Fred and Barnum share the same bedroom. They often have confidential talks at night. Fred tries to influence Barnum to become tougher and go his own way. He hates Arnold, the stepfather, and tells Barnum that he rather would have been Barnum's father. Once, The Old One received a letter from Wilhelm, her fiancé, who disappeared while hunting in the Arctic Ocean and Greenland. The letter means a lot for everybody in the family. Barnum often reads it to Fred, who is dyslexic. Fred begins to show more respect for Barnum and his ability to write down his dreams, and gives him a typewriter as a birthday gift. Fred's recognition means a lot to Barnum. Fred attempts at a career as a boxer. Barnum adopts a motto from his father: "The important is not what you see, but what you think you see".

Barnum wins a writing competition in school which stimulates his desire to write. After coming in contact with the production of the film Hunger, based on Knut Hamsun's novel with the same title, Barnum decides to become a scriptwriter for film. Peder becomes his agent after returning from the United States. As a consequence of his grandmother's drinking habits, he develops an uncritical attitude to alcohol, which eventually leads to alcoholism.

==Publication==
The novel was published in Norway on 4 September 2001 through Cappelen. In August 2002 it had sold 226,000 copies in Norway. It was translated to English by Kenneth Steven. Arcadia Books published it in the United Kingdom in 2003, and Arcade Publishing in the United States in 2004.

==Reception==

===Critical response===
Øystein Rottem of Dagbladet made comparisons between the novel and the works of Knut Hamsun, Göran Tunström and John Irving, but also called it "a true Saabye novel. Here he offers himself at full, puts his whole previous authorship at stake, in a single gigantic bet where he has raised the pot with everything from shelved five-øre coins to newly printed 1000-kroner bills, everyday memory glimpses and brightly polished metaphors." He wrote that while there might be some longueurs which could have been trimmed, it is nothing that prevents the work from "pulling up, high up", and "give the readers a wealth of sparkling moments".

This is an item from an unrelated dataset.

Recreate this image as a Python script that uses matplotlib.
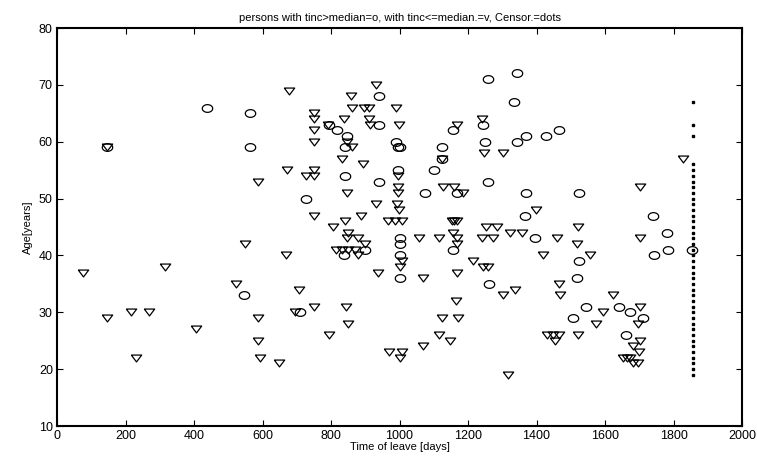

Paul Binding of The Guardian described The Half Brother as a "phenomenally successful novel". Regarding the structure, he wrote that the author uses time and peripheral characters to "creatively disturb any conventional narrative forward motion", and that "Mystery is of the book's very essence, for all the clarity, the realism of the presentation." Binding wrote: "The Half Brother - translated into compulsively readable prose by writer Kenneth Steven - is no mere interesting example of contemporary Scandinavian writing; it's a deeply felt, intricately worked and intellectually searching work of absolutely international importance." Gerard Woodward wrote in The Daily Telegraph: "The Half Brother is the kind of big, ambitious, panoramic novel of the sort we tend to think only Americans write these days. It is part Bildungsroman — depicting the coming of age of a writer — part a Ulysses for Oslo, whose snowy parks and shadowy churches are vividly rendered." Woodward also wrote: "The pace slackens at times, particularly towards the end but, for the most part, the language has enough energy and inventiveness to carry us along. A big, rewarding read."

===Accolades===
The novel received the Brage Prize for Fiction for Adults. It won the Norwegian Booksellers' Prize for best book of the year; Saabye Christensen thereby became the first author to receive this prize twice, as he also had won in 1990 for the novel Bly. The Half Brother received the Nordic Council Literature Prize in 2002. The Adjudicating Committee described the winner as a "richly nuanced novel", with a story that has "a keynote of distance, loss and grief but has a redeeming feature of humour, friendship and black hope."

==Adaptation==
Formal talks about an adaptation for Norwegian television started in 2002, and the project was approved in 2010. Produced for NRK by the production company Monster, the series consists of eight 50-minute episodes directed by Per-Olav Sørensen, and starring Frank Kjosås, Nicolai Cleve Broch, and Agnes Kittelsen. It premiered in January 2013. The series has been sold to 13 countries, including MHz Networks in the US.